Principale auteure de la proposition de loi, la députée N-VA Valérie Van Peel a répondu point par point aux critiques. Une circulaire viendra clarifier la loi, a-t-elle rappelé. Selon elle, il est faux de dire que la loi est floue. « On n’invite pas quelqu’un qui a vu un drapeau quelque part à le dénoncer. On ne demandera pas de rapporter des faits de radicalisme. Simplement, les collaborateurs des services sociaux qui entendraient de quelqu’un qu’il est mêlé à un attentat ou que quelqu’un est sur le point de perpétrer un attentat doit fournir ces renseignements. Il y a eu des problèmes. Nous ne faisons que clarifier la loi de manière à protéger juridiquement ces travailleurs », s’est-elle défendue. Enfin, a-t-elle précisé, il convient d’établir une différence entre, d’une part, les renseignements administratifs qui seront exigés par le Parquet aux institutions, et non pas au personnel individuellement, et, d’autre part, la « possibilité » pour les collaborateurs, à titre individuel cette fois, d’informer le Parquet de faits dont ils auraient eu connaissance en matière de terrorisme.

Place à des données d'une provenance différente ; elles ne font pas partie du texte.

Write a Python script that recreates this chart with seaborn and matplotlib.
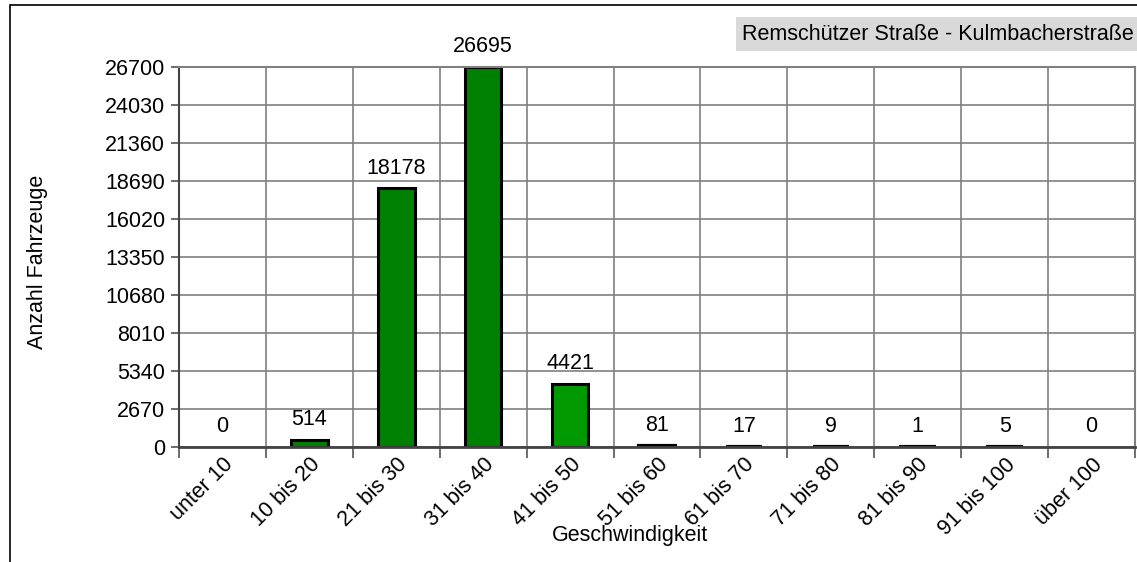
#!/usr/bin/env python3

import pandas as pd
import matplotlib.pyplot as plt
import seaborn as sns
from matplotlib.patches import Rectangle

categories = ['unter 10', '10 bis 20', '21 bis 30', '31 bis 40', '41 bis 50',
              '51 bis 60', '61 bis 70', '71 bis 80', '81 bis 90', '91 bis 100',
              'über 100']
counts = [0, 514, 18178, 26695, 4421, 81, 17, 9, 1, 5, 0]
yticks = [0, 2670, 5340, 8010, 10680, 13350, 16020, 18690, 21360, 24030, 26700]
title = 'Remschützer Straße - Kulmbacherstraße'

df = pd.DataFrame({'Geschwindigkeit': categories, 'Anzahl': counts})

sns.set_style('white')
plt.rcParams['font.family'] = ['Liberation Sans', 'DejaVu Sans']
plt.rcParams['text.color'] = 'black'
plt.rcParams['xtick.color'] = 'black'
plt.rcParams['ytick.color'] = 'black'
fs = 15.5

fig = plt.figure(figsize=(11.37, 5.62), dpi=100)
ax = fig.add_axes([179 / 1137, 1 - 447 / 562, (1135 - 179) / 1137, (447 - 67) / 562])

colors = ['#008000'] * len(categories)
colors[4] = '#009900'
sns.barplot(data=df, x='Geschwindigkeit', y='Anzahl', hue='Geschwindigkeit',
            palette=colors, legend=False, width=0.42, edgecolor='black',
            linewidth=2.2, ax=ax, saturation=1)

# zero bars are not drawn in the original, tiny ones show as a thick line
for p, v in zip(ax.patches, counts):
    if v == 0:
        p.set_edgecolor('none')
    elif v < 200:
        p.set_linewidth(3)

for c in ax.containers:
    ax.bar_label(c, padding=7, fontsize=fs, clip_on=False, color='black')

ax.set_ylim(0, 26700)
ax.set_xlim(-0.5, len(categories) - 0.5)
ax.set_yticks(yticks)
ax.set_yticklabels([str(v) for v in yticks], fontsize=fs)
ax.set_xticks(range(len(categories)))
ax.set_xticklabels(categories, rotation=45, ha='right', rotation_mode='anchor',
                   fontsize=fs)
ax.set_xticks([i - 0.5 for i in range(len(categories) + 1)], minor=True)

ax.tick_params(axis='x', which='major', length=0, pad=5)
ax.tick_params(axis='x', which='minor', length=8, width=1.2, color='#555555',
               bottom=True)
ax.tick_params(axis='y', length=6, width=1.2, color='#555555', left=True, pad=4)

ax.grid(axis='y', which='major', color='#808080', lw=1.2)
ax.grid(axis='x', which='minor', color='#808080', lw=1.2)
ax.grid(axis='x', which='major', visible=False)
ax.set_axisbelow(True)

for s in ax.spines.values():
    s.set_color('#808080')
    s.set_linewidth(1.5)
ax.spines['left'].set_color('#444444')
ax.spines['bottom'].set_color('#444444')
ax.spines['bottom'].set_linewidth(2)

ax.set_xlabel('')
ax.set_ylabel('')
fig.text(630 / 1137, 1 - 536 / 562, 'Geschwindigkeit', ha='center', va='center',
         fontsize=fs)
fig.text(38 / 1137, 1 - 262 / 562, 'Anzahl Fahrzeuge', ha='center', va='center',
         rotation=90, fontsize=fs)

fig.text(1134 / 1137, 1 - 34 / 562, title, ha='right', va='center', fontsize=fs,
         bbox=dict(boxstyle='square,pad=0.3', facecolor='#d9d9d9',
                   edgecolor='none'))

fig.patches.append(Rectangle((10 / 1137, -0.1), 1.2, 1.1 - 5 / 562,
                             transform=fig.transFigure, fill=False,
                             edgecolor='black', lw=1.2))

plt.savefig('out.png', dpi=100)
plt.close()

Hans Bonte a particulièrement épinglé le CD&V qui a fait fi, selon lui, de son engagement social et de sa présence historique dans les CPAS de Flandre. Veli Yüksel a reproché au député socialiste de verser dans la « caricature », singulièrement sur la qualité du personnel qui sera concerné. Le débat a alors pris une autre dimension quand Valérie Van Peel a semblé vouloir le clore en soulignant que bien entendu si « le chef cuisinier d’un département trouvait une bombe dans la soupe, il devrait le dénoncer ».
Une poignée de travailleurs sociaux présents dans l’espace réservé au public ont affiché qu’ils étaient « assistants sociaux, pas flics ».